Problem details →
Start at the line containing "Recreate this image", stop at the line containing "curves = pd.DataFrame(rows)", and set down every line in that stretch exactly as written, and nothing else.

Entries provided →

========================================================================

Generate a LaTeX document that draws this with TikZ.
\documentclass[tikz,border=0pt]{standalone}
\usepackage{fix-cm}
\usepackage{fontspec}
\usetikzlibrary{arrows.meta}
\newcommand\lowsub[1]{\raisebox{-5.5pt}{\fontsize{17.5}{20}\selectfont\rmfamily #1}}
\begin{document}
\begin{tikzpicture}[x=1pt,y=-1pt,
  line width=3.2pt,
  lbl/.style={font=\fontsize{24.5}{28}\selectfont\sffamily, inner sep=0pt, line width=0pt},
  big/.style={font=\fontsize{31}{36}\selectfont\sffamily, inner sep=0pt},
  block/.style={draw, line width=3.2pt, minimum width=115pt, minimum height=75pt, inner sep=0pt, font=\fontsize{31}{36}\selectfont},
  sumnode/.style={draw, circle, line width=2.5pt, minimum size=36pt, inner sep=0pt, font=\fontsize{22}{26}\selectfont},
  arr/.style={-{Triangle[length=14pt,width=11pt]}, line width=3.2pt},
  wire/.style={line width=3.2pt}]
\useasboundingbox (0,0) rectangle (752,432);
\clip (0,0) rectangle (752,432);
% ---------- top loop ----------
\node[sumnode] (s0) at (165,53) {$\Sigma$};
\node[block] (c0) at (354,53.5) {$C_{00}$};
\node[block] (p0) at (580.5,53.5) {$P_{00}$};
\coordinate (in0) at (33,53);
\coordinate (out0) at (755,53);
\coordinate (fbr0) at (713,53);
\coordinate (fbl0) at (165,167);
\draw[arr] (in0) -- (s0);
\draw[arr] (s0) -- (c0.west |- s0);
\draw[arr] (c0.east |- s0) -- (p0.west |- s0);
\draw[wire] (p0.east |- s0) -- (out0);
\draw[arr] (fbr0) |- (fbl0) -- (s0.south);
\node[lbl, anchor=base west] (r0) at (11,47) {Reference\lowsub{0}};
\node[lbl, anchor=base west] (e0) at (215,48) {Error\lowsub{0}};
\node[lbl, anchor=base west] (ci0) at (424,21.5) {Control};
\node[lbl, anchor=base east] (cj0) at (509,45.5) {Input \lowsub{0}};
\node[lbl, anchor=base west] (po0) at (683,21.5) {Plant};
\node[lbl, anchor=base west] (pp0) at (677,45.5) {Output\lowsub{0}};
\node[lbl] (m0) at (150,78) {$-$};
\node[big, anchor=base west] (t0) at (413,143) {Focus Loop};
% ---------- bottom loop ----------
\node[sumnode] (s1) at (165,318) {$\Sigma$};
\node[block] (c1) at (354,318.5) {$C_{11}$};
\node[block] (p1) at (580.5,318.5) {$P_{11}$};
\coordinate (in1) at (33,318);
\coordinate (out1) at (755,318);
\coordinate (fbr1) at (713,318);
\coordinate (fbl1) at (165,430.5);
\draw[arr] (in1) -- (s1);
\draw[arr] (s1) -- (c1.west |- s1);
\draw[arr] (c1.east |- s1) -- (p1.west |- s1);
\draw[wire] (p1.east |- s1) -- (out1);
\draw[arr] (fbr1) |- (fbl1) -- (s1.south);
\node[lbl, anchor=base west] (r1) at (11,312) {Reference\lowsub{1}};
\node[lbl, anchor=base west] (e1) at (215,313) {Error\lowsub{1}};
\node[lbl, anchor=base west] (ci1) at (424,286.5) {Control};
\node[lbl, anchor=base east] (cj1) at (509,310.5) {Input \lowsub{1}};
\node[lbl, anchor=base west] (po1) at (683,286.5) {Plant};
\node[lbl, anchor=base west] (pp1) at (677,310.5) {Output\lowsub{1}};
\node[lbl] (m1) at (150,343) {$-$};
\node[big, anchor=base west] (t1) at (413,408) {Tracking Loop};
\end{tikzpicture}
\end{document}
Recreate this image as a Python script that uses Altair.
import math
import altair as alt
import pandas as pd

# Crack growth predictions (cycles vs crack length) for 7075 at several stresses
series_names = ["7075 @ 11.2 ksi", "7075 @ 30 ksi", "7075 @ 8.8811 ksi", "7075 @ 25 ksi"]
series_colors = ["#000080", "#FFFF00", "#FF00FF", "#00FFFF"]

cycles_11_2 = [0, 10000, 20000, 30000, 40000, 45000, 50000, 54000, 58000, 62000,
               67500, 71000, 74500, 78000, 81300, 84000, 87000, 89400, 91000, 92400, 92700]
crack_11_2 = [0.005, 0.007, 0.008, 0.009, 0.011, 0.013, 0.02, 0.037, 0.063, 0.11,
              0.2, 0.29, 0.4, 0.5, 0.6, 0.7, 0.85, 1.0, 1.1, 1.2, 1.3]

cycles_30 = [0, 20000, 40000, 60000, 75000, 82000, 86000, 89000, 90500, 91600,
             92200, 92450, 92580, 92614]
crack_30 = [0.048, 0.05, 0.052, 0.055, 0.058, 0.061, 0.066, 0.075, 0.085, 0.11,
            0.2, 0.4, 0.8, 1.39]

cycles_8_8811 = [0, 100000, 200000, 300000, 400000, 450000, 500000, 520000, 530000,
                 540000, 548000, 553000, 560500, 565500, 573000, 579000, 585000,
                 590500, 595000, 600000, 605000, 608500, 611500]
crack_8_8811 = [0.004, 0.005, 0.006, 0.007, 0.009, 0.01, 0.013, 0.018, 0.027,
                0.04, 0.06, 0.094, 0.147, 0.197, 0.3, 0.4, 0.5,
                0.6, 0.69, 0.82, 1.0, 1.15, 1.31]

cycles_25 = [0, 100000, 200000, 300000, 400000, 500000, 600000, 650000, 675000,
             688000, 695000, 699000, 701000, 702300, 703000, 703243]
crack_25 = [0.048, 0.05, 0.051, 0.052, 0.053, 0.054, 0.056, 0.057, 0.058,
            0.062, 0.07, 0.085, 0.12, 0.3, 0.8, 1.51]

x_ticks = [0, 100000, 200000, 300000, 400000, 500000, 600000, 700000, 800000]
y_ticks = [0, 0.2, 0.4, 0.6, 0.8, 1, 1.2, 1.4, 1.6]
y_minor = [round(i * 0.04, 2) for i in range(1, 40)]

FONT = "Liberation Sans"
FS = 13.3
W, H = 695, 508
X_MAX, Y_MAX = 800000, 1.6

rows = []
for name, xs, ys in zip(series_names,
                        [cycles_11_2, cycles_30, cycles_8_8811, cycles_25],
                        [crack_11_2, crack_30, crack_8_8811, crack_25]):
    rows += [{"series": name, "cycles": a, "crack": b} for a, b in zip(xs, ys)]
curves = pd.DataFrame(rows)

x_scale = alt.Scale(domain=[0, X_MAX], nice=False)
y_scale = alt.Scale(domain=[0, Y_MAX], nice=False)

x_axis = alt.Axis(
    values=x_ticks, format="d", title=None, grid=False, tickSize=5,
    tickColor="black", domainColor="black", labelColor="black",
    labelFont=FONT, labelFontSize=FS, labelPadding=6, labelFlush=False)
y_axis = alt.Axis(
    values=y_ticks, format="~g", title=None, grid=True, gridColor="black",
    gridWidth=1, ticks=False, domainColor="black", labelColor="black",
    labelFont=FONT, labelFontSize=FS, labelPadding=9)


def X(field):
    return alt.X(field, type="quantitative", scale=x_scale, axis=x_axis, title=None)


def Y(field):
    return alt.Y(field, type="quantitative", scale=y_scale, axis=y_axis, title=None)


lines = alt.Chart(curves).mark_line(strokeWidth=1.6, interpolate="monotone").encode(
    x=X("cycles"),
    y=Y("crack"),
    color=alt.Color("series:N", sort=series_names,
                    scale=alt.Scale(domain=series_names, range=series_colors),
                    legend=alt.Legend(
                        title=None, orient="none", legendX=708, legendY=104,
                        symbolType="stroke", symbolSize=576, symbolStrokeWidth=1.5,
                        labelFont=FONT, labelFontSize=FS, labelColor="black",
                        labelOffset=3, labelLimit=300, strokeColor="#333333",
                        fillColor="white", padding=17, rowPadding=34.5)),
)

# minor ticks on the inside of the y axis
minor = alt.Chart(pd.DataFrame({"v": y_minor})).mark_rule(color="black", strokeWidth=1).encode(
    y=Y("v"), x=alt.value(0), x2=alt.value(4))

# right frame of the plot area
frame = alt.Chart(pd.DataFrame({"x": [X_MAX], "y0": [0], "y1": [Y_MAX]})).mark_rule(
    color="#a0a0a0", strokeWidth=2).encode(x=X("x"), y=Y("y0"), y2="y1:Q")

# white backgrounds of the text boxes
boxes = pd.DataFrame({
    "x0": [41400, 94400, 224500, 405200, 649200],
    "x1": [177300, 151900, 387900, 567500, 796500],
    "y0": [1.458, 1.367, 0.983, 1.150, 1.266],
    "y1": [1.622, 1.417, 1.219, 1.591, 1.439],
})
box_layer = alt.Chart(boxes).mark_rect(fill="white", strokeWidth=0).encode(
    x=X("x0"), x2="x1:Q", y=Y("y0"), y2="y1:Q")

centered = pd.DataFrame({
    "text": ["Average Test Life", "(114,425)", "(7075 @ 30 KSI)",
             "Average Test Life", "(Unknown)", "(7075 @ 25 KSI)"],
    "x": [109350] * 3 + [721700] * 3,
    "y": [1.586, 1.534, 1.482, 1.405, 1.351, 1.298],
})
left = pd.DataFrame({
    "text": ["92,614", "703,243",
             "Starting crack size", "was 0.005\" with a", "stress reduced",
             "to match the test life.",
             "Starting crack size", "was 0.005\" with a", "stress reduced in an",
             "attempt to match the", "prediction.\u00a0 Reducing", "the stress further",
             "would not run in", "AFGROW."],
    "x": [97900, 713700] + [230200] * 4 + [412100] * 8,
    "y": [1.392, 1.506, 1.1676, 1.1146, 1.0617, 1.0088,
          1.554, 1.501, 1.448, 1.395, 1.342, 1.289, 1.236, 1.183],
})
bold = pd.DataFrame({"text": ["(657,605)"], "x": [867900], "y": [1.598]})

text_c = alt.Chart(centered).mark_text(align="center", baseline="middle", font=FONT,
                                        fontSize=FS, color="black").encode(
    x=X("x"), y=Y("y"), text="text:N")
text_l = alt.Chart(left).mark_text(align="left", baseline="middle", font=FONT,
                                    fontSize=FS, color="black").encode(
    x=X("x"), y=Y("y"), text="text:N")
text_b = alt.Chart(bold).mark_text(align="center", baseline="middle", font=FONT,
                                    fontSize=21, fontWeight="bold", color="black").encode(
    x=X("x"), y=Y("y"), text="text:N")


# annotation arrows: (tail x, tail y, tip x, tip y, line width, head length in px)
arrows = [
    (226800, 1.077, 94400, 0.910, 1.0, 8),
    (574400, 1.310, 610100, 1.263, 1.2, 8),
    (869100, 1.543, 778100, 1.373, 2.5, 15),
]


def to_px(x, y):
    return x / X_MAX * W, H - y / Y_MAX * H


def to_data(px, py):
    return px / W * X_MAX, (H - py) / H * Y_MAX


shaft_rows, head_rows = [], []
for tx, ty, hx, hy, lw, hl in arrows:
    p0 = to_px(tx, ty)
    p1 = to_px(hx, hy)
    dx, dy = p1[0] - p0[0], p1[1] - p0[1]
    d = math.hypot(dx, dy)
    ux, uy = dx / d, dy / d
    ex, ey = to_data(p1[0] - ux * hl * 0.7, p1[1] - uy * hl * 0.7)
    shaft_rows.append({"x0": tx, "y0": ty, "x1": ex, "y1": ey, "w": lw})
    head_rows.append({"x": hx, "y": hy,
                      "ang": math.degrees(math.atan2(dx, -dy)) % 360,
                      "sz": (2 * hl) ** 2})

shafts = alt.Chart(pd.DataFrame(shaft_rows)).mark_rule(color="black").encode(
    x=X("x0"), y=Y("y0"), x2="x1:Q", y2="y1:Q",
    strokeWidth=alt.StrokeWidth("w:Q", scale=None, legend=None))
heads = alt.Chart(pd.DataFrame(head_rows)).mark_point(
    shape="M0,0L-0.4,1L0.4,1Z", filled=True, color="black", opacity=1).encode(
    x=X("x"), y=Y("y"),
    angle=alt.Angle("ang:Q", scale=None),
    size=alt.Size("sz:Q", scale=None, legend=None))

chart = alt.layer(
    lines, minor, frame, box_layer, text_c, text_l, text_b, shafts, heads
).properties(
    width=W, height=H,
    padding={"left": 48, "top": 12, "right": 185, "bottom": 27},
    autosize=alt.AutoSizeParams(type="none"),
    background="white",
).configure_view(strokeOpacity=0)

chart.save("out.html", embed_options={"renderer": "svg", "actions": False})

========================================================================

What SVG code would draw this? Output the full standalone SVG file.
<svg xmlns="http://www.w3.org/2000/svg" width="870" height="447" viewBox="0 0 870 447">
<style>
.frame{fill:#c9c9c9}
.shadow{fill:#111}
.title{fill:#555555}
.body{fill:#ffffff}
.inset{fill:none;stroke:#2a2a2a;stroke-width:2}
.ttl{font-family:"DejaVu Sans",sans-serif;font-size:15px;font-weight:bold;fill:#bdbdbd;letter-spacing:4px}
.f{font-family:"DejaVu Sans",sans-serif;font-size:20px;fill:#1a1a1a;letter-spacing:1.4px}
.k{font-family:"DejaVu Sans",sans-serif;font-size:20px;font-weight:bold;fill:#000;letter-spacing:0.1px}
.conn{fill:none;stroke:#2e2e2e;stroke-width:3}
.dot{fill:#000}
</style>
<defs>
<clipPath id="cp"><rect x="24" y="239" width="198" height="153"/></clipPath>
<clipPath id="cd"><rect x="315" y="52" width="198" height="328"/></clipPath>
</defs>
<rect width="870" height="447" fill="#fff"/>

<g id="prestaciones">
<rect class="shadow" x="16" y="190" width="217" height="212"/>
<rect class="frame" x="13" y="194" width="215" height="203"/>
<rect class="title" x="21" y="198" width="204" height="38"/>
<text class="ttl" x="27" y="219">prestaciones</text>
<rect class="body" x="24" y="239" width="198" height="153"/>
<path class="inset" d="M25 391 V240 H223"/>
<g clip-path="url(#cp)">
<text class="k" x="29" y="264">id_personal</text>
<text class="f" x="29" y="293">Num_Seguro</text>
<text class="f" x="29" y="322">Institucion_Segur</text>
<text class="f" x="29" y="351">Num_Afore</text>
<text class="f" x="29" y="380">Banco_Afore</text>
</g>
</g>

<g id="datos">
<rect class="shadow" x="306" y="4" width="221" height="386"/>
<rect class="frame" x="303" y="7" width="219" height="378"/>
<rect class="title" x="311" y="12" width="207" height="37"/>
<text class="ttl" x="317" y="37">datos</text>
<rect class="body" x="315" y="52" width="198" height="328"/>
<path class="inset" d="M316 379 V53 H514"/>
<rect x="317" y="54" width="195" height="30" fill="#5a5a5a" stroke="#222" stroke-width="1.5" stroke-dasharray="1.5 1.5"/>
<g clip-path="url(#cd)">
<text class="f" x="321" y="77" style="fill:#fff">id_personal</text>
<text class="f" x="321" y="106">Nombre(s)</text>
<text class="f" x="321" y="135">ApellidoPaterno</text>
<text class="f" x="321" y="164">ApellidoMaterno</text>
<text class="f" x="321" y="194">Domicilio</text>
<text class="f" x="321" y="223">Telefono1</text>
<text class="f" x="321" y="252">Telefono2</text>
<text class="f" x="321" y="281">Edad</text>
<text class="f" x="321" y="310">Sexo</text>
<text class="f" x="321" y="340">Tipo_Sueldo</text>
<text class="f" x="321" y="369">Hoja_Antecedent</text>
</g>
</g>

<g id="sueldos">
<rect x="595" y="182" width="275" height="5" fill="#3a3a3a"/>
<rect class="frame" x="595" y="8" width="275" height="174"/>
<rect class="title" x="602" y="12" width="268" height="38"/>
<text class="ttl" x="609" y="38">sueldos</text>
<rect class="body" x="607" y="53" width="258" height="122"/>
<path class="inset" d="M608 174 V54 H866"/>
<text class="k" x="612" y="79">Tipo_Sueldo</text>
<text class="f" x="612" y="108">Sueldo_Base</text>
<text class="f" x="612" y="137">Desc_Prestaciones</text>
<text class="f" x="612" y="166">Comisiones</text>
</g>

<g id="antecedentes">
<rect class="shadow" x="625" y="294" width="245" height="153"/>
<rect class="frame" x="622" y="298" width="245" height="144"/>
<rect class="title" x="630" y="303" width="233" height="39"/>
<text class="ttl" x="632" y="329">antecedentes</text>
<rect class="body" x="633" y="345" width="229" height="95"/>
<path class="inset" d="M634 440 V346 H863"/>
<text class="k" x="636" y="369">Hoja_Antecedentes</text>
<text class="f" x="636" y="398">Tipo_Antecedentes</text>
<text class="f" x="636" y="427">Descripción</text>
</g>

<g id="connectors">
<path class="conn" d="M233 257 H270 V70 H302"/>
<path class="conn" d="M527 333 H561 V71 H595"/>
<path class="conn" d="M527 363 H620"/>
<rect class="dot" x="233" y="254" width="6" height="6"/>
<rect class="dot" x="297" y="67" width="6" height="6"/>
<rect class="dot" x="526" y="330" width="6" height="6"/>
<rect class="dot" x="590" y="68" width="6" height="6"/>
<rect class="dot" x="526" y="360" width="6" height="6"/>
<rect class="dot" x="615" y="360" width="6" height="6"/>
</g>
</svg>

========================================================================

Task result →
Recreate this image as a Python script that uses Altair.
import math
import altair as alt
import pandas as pd

# Crack growth predictions (cycles vs crack length) for 7075 at several stresses
series_names = ["7075 @ 11.2 ksi", "7075 @ 30 ksi", "7075 @ 8.8811 ksi", "7075 @ 25 ksi"]
series_colors = ["#000080", "#FFFF00", "#FF00FF", "#00FFFF"]

cycles_11_2 = [0, 10000, 20000, 30000, 40000, 45000, 50000, 54000, 58000, 62000,
               67500, 71000, 74500, 78000, 81300, 84000, 87000, 89400, 91000, 92400, 92700]
crack_11_2 = [0.005, 0.007, 0.008, 0.009, 0.011, 0.013, 0.02, 0.037, 0.063, 0.11,
              0.2, 0.29, 0.4, 0.5, 0.6, 0.7, 0.85, 1.0, 1.1, 1.2, 1.3]

cycles_30 = [0, 20000, 40000, 60000, 75000, 82000, 86000, 89000, 90500, 91600,
             92200, 92450, 92580, 92614]
crack_30 = [0.048, 0.05, 0.052, 0.055, 0.058, 0.061, 0.066, 0.075, 0.085, 0.11,
            0.2, 0.4, 0.8, 1.39]

cycles_8_8811 = [0, 100000, 200000, 300000, 400000, 450000, 500000, 520000, 530000,
                 540000, 548000, 553000, 560500, 565500, 573000, 579000, 585000,
                 590500, 595000, 600000, 605000, 608500, 611500]
crack_8_8811 = [0.004, 0.005, 0.006, 0.007, 0.009, 0.01, 0.013, 0.018, 0.027,
                0.04, 0.06, 0.094, 0.147, 0.197, 0.3, 0.4, 0.5,
                0.6, 0.69, 0.82, 1.0, 1.15, 1.31]

cycles_25 = [0, 100000, 200000, 300000, 400000, 500000, 600000, 650000, 675000,
             688000, 695000, 699000, 701000, 702300, 703000, 703243]
crack_25 = [0.048, 0.05, 0.051, 0.052, 0.053, 0.054, 0.056, 0.057, 0.058,
            0.062, 0.07, 0.085, 0.12, 0.3, 0.8, 1.51]

x_ticks = [0, 100000, 200000, 300000, 400000, 500000, 600000, 700000, 800000]
y_ticks = [0, 0.2, 0.4, 0.6, 0.8, 1, 1.2, 1.4, 1.6]
y_minor = [round(i * 0.04, 2) for i in range(1, 40)]

FONT = "Liberation Sans"
FS = 13.3
W, H = 695, 508
X_MAX, Y_MAX = 800000, 1.6

rows = []
for name, xs, ys in zip(series_names,
                        [cycles_11_2, cycles_30, cycles_8_8811, cycles_25],
                        [crack_11_2, crack_30, crack_8_8811, crack_25]):
    rows += [{"series": name, "cycles": a, "crack": b} for a, b in zip(xs, ys)]
curves = pd.DataFrame(rows)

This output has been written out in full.